Senate questions if Sigonella, not Mildenhall, best place to house Ospreys
August 19, 2013
RAF MILDENHALL, England — A Senate committee report has recommended against building infrastructure at RAF Mildenhall for the base’s newly arrived Ospreys and has questioned the rationale for placing the aircraft in the United Kingdom.
The Defense Department had requested $67 million for airfield pavements, an operations facility and other construction for the 352nd Special Operations Group at Mildenhall, which started receiving the Ospreys earlier this year as part of a massive expansion and overhaul of the group.
The ongoing expansion includes about 900 new servicemembers and dependents, as well as the MC-130J Commando II aircraft as replacements for its aging fleet of MC-130P Combat Shadows.
But, much of the work being performed by the 352nd SOG is occurring in places in northern Africa, and Naval Air Station Sigonella, Italy is closer, according to the Senate Appropriate Committee’s report on 2014 military construction.
“Sigonella has become a key launch pad for missions related to Libya, and given the ongoing turmoil in that nation as well as the emergence of terrorist training activities in northern Africa, … Special Operations Command should re-evaluate the decision to beddown the SOF CV-22 mission at Mildenhall,” the report stated.

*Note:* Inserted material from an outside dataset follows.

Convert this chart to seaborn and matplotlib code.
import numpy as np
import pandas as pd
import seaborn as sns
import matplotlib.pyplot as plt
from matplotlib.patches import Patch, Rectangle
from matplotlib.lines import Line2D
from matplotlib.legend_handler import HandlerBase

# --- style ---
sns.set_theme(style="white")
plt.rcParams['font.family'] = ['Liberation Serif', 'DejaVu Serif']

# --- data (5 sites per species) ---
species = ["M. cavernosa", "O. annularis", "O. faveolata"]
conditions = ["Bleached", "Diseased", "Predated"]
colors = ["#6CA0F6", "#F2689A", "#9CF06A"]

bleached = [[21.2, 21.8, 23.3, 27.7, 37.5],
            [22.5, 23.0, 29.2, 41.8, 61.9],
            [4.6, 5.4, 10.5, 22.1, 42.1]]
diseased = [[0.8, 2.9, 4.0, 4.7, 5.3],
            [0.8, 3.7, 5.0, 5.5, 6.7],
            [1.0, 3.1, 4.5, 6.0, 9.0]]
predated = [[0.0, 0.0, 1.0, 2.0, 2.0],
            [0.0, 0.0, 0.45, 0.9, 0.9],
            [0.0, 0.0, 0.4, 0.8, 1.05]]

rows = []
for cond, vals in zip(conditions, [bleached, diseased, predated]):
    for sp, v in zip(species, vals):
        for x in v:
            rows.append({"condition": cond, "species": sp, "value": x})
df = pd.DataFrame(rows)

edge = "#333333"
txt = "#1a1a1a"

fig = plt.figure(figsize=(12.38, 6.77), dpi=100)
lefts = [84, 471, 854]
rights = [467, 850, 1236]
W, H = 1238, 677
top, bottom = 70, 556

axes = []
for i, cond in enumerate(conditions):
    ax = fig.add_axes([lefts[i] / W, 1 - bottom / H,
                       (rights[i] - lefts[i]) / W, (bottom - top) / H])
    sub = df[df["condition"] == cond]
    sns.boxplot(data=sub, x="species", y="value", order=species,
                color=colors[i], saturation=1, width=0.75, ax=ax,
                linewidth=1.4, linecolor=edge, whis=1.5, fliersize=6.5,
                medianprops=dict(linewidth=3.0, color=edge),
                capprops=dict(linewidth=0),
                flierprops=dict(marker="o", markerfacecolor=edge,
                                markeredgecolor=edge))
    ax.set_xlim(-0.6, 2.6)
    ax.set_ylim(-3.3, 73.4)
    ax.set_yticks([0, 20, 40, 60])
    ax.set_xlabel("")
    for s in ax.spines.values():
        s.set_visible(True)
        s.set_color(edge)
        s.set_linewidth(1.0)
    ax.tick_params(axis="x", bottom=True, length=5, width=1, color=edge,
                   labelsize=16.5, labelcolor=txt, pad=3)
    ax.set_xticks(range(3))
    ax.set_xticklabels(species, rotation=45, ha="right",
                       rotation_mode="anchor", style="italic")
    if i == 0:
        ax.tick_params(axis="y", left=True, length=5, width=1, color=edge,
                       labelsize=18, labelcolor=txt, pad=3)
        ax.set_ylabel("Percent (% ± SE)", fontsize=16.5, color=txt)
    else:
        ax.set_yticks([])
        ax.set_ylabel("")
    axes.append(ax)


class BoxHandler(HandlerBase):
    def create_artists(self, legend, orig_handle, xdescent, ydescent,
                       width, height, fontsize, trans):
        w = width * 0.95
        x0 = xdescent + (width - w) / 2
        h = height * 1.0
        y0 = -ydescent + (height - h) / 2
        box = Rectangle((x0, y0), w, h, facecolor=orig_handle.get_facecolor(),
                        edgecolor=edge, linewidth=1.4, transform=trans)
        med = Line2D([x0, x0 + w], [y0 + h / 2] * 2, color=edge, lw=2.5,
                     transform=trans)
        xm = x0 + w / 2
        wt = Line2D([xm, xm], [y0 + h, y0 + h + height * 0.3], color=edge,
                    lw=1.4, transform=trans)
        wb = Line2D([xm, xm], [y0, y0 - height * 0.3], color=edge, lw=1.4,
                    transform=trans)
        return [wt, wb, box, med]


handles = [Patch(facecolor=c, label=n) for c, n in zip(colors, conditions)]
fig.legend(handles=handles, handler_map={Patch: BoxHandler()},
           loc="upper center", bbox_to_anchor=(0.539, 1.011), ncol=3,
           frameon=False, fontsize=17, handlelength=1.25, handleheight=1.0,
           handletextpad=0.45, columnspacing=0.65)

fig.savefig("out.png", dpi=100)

Sigonella has recently become home to Marines focused on missions in Africa. A Marine Air Ground Task Force arrived in 2012 that conducts counterterrorism training for local forces in Africa. Earlier this year, the base temporarily received a small unit from a Marine rapid-reaction force as the situation in Libya deteriorated.

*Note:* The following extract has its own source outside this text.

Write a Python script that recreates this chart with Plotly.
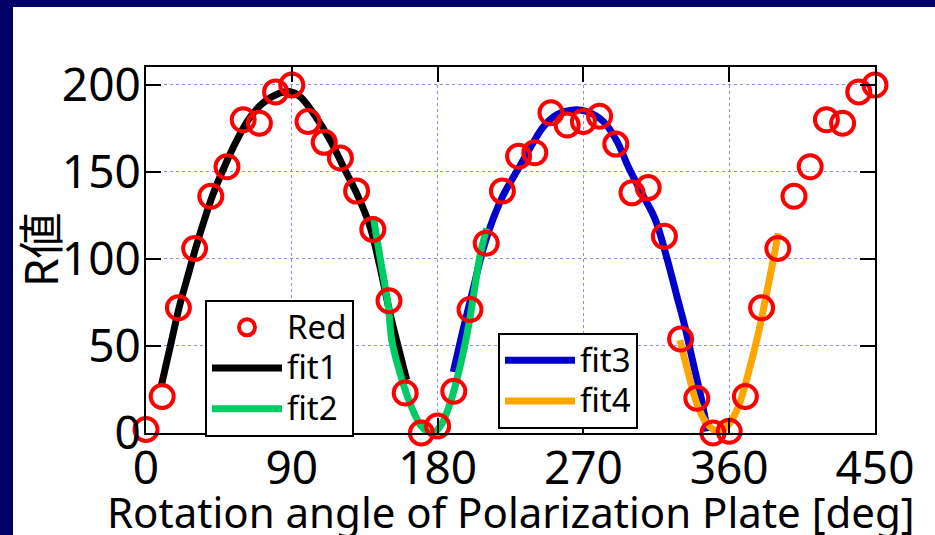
import plotly.graph_objects as go

# ---------------- data ----------------
angle = list(range(0, 460, 10))
red = [2, 21, 72, 106, 136, 153, 180, 178, 196, 200,
       179, 167, 158, 139, 117, 76, 23, 0, 4, 24,
       71, 109, 139, 159, 161, 184, 177, 179, 182, 166,
       138, 141, 113, 54, 20, 0, 1, 21, 72, 106,
       136, 153, 180, 178, 196, 200]

fit1_x = [9.3, 15.4, 20.6, 25.7, 30.9, 36, 41.2, 48.4, 55.6, 63.8, 72, 82.3, 88.5,
          95, 103.3, 113.6, 121.8, 130, 138.3, 144.4, 150.6, 155.7, 160.9]
fit1_y = [26.6, 51.5, 72.6, 89.8, 107, 122.4, 136.8, 153, 167.4, 180.8, 189.5, 195.2, 196.2,
          193.3, 183.7, 168.4, 153, 137.8, 118.6, 95.6, 68.8, 49.6, 30.5]

fit2_x = [140.3, 144.4, 149.6, 151.7, 156.8, 163, 170.2, 176.3, 181.5, 187.7, 193.8,
          199, 203, 206.2, 210.3]
fit2_y = [124.3, 101.3, 72.6, 53.4, 34.3, 17, 3.6, 0, 3.6, 17, 38, 61, 84, 102, 117.6]

fit3_x = [189.7, 195.9, 202, 208.2, 214.4, 220.6, 228.8, 237, 245.3, 253.5, 263.8, 272,
          282.3, 290.5, 297.7, 306, 314.2, 321.4, 327.6, 332.7, 337.8, 343, 346.5]
fit3_y = [35, 60, 83, 106, 123.4, 136.8, 150.2, 163.6, 176, 182.8, 185.6, 184.7,
          179, 168, 153, 137.8, 123, 101, 79, 61, 40, 19, 1]

fit4_x = [329.6, 334.8, 340, 346.1, 353.3, 359.5, 365.6, 371.8, 378, 383.1, 387.2, 390.3]
fit4_y = [53.4, 34.3, 17, 5.6, 0.8, 4.6, 15, 34.3, 57.3, 80.3, 99.4, 114.8]

x_ticks = [0, 90, 180, 270, 360, 450]
y_ticks = [0, 50, 100, 150, 200]

# ---------------- figure ----------------
W, H = 935, 535
L, R, T, B = 146, 875, 67, 433
FONT = "Noto Sans, Noto Sans CJK JP, sans-serif"

def lg(name):
    return "<span style='font-size:33px'>" + name + "</span>"

fig = go.Figure()
lw = 7
fig.add_trace(go.Scatter(x=fit1_x, y=fit1_y, mode="lines", name=lg("fit1"),
                         line=dict(color="#000000", width=lw, shape="spline"),
                         legend="legend", legendrank=2))
fig.add_trace(go.Scatter(x=fit3_x, y=fit3_y, mode="lines", name=lg("fit3"),
                         line=dict(color="#0000cc", width=lw, shape="spline"),
                         legend="legend2", legendrank=1))
fig.add_trace(go.Scatter(x=fit2_x, y=fit2_y, mode="lines", name=lg("fit2"),
                         line=dict(color="#00cc66", width=lw, shape="spline"),
                         legend="legend", legendrank=3))
fig.add_trace(go.Scatter(x=fit4_x, y=fit4_y, mode="lines", name=lg("fit4"),
                         line=dict(color="#ffa500", width=lw, shape="spline"),
                         legend="legend2", legendrank=2))
fig.add_trace(go.Scatter(x=angle, y=red, mode="markers", name=lg("Red"),
                         marker=dict(symbol="circle-open", size=23, color="#ff0000",
                                     line=dict(width=4, color="#ff0000")),
                         cliponaxis=False, legend="legend", legendrank=1))

def px_x(p):
    return (p - L) / (R - L)

def px_y(p):
    return (B - p) / (B - T)

navy = "#000066"
shapes = [
    dict(type="rect", xref="paper", yref="paper", x0=px_x(0), x1=px_x(W), y0=px_y(7), y1=px_y(0),
         fillcolor=navy, line=dict(width=0), layer="above"),
    dict(type="rect", xref="paper", yref="paper", x0=px_x(0), x1=px_x(13), y0=px_y(H), y1=px_y(0),
         fillcolor=navy, line=dict(width=0), layer="above"),
]

axis_common = dict(
    showline=True, linecolor="black", linewidth=2, mirror="ticks",
    ticks="inside", ticklen=15, tickwidth=2, tickcolor="black",
    showgrid=True, gridcolor="#8c8cff", gridwidth=1, griddash="3px,3px",
    zeroline=False, tickfont=dict(family=FONT, size=46, color="black"),
)

legend_common = dict(
    xanchor="left", yanchor="top",
    bgcolor="white", bordercolor="black", borderwidth=2,
    font=dict(family=FONT, size=29, color="black"),
    itemwidth=70, tracegroupgap=0, traceorder="normal",
)

fig.update_layout(
    width=W, height=H,
    margin=dict(l=L, r=W - R, t=T, b=H - B),
    paper_bgcolor="white", plot_bgcolor="white",
    showlegend=True,
    xaxis=dict(range=[0, 450], tickvals=x_ticks, ticklabelstandoff=-6, **axis_common),
    yaxis=dict(range=[0, 210.3], tickvals=y_ticks, ticklabelstandoff=-6, **axis_common),
    legend=dict(x=px_x(205), y=px_y(300), **legend_common),
    legend2=dict(x=px_x(498), y=px_y(333), **legend_common),
    shapes=shapes,
    annotations=[
        dict(text="Rotation angle of Polarization Plate [deg]", xref="paper", yref="paper",
             x=0.5, y=px_y(512), xanchor="center", yanchor="middle", showarrow=False,
             font=dict(family=FONT, size=42, color="black")),
        dict(text="R値", xref="paper", yref="paper", textangle=-90,
             x=px_x(40), y=px_y(250), xanchor="center", yanchor="middle", showarrow=False,
             font=dict(family=FONT, size=46, color="black")),
    ],
)

fig.write_html("out.html")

Plus, the DOD has already spent money to locate the Ospreys in Mildenhall. An official with the 352nd said the new Osprey simulator and building that houses it cost approximately $18 million.
Mildenhall has focused a great deal on Africa in recent years despite its distance. The 100th Air Refueling Wing deployed a unit to Spain in January to provide midair refueling to planes over Mali and has provided support for operations in Libya. Planes from the 352nd evacuated about 60 people from Chad in 2008 after rebels attacked the country’s capital.